DATA LINES
++++++

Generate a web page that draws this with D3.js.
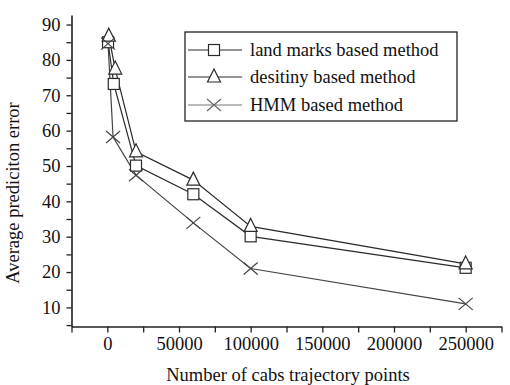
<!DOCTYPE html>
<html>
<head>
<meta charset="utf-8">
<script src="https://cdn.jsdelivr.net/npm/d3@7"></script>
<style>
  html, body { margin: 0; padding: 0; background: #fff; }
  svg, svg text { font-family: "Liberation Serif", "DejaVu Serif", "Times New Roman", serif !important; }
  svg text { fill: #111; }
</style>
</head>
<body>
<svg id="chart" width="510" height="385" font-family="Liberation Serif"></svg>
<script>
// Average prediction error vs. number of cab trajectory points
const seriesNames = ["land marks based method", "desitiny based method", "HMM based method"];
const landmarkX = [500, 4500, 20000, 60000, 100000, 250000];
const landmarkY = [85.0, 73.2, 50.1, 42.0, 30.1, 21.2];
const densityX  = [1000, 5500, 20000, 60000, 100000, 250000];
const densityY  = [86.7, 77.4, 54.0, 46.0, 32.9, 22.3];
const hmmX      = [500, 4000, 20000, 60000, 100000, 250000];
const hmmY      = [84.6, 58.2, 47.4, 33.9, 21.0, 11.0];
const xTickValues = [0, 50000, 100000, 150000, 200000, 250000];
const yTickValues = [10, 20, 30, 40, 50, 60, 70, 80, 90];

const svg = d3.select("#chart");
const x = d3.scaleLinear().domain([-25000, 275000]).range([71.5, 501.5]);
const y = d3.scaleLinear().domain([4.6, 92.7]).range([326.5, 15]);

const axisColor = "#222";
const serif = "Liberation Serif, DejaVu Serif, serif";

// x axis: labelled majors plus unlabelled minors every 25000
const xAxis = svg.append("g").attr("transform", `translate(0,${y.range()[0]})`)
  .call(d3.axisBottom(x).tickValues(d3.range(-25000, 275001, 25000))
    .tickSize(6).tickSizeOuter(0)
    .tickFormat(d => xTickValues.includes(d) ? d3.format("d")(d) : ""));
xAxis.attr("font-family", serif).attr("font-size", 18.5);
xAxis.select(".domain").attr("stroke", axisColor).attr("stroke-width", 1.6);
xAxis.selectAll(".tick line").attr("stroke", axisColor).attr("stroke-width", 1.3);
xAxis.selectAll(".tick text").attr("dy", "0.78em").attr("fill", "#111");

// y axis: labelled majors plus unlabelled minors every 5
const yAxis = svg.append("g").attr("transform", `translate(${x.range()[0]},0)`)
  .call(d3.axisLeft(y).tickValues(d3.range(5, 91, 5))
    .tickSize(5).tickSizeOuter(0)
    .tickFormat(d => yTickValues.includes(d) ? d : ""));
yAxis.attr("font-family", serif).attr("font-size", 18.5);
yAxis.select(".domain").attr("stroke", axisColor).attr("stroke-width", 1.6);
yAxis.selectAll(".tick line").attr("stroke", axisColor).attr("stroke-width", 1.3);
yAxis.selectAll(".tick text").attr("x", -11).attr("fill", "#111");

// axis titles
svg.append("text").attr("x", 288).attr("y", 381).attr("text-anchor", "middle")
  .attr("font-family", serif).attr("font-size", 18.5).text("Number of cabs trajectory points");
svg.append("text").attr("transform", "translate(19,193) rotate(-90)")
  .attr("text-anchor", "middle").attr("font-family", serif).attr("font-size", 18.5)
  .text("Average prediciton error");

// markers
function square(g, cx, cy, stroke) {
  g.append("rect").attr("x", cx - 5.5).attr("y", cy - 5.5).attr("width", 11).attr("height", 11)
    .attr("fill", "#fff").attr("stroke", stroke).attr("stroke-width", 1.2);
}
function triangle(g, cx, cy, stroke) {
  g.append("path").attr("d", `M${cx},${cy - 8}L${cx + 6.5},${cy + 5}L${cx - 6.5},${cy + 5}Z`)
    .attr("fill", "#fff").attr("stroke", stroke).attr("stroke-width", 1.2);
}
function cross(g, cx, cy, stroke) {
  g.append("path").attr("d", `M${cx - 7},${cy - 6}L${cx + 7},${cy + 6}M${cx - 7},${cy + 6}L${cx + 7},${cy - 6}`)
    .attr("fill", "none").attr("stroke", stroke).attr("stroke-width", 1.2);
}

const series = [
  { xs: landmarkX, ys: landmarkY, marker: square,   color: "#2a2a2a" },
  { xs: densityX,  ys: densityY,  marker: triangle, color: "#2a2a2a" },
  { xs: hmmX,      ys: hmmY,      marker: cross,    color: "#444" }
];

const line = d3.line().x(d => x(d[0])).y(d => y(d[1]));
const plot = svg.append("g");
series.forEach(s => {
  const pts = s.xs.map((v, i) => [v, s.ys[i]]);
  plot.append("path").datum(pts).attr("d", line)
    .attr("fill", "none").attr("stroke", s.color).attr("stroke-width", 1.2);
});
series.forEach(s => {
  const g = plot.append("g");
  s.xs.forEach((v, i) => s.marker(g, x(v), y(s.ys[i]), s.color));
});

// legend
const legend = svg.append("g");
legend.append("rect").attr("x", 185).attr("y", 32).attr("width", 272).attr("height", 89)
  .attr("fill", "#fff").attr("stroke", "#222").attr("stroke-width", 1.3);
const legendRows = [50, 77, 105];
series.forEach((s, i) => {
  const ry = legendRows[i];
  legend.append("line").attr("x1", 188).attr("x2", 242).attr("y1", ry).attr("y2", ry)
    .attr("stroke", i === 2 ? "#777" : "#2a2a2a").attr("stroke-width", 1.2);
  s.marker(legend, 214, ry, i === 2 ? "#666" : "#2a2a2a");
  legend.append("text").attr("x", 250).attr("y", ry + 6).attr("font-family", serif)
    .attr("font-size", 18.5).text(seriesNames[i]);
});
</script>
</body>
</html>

++++++

Please take the lines from the beginning of the data above through the line holding "70, 80, 90];" and transcribe them exactly, without any pictures.

TASK RESPONSE
Generate a web page that draws this with D3.js.
<!DOCTYPE html>
<html>
<head>
<meta charset="utf-8">
<script src="https://cdn.jsdelivr.net/npm/d3@7"></script>
<style>
  html, body { margin: 0; padding: 0; background: #fff; }
  svg, svg text { font-family: "Liberation Serif", "DejaVu Serif", "Times New Roman", serif !important; }
  svg text { fill: #111; }
</style>
</head>
<body>
<svg id="chart" width="510" height="385" font-family="Liberation Serif"></svg>
<script>
// Average prediction error vs. number of cab trajectory points
const seriesNames = ["land marks based method", "desitiny based method", "HMM based method"];
const landmarkX = [500, 4500, 20000, 60000, 100000, 250000];
const landmarkY = [85.0, 73.2, 50.1, 42.0, 30.1, 21.2];
const densityX  = [1000, 5500, 20000, 60000, 100000, 250000];
const densityY  = [86.7, 77.4, 54.0, 46.0, 32.9, 22.3];
const hmmX      = [500, 4000, 20000, 60000, 100000, 250000];
const hmmY      = [84.6, 58.2, 47.4, 33.9, 21.0, 11.0];
const xTickValues = [0, 50000, 100000, 150000, 200000, 250000];
const yTickValues = [10, 20, 30, 40, 50, 60, 70, 80, 90];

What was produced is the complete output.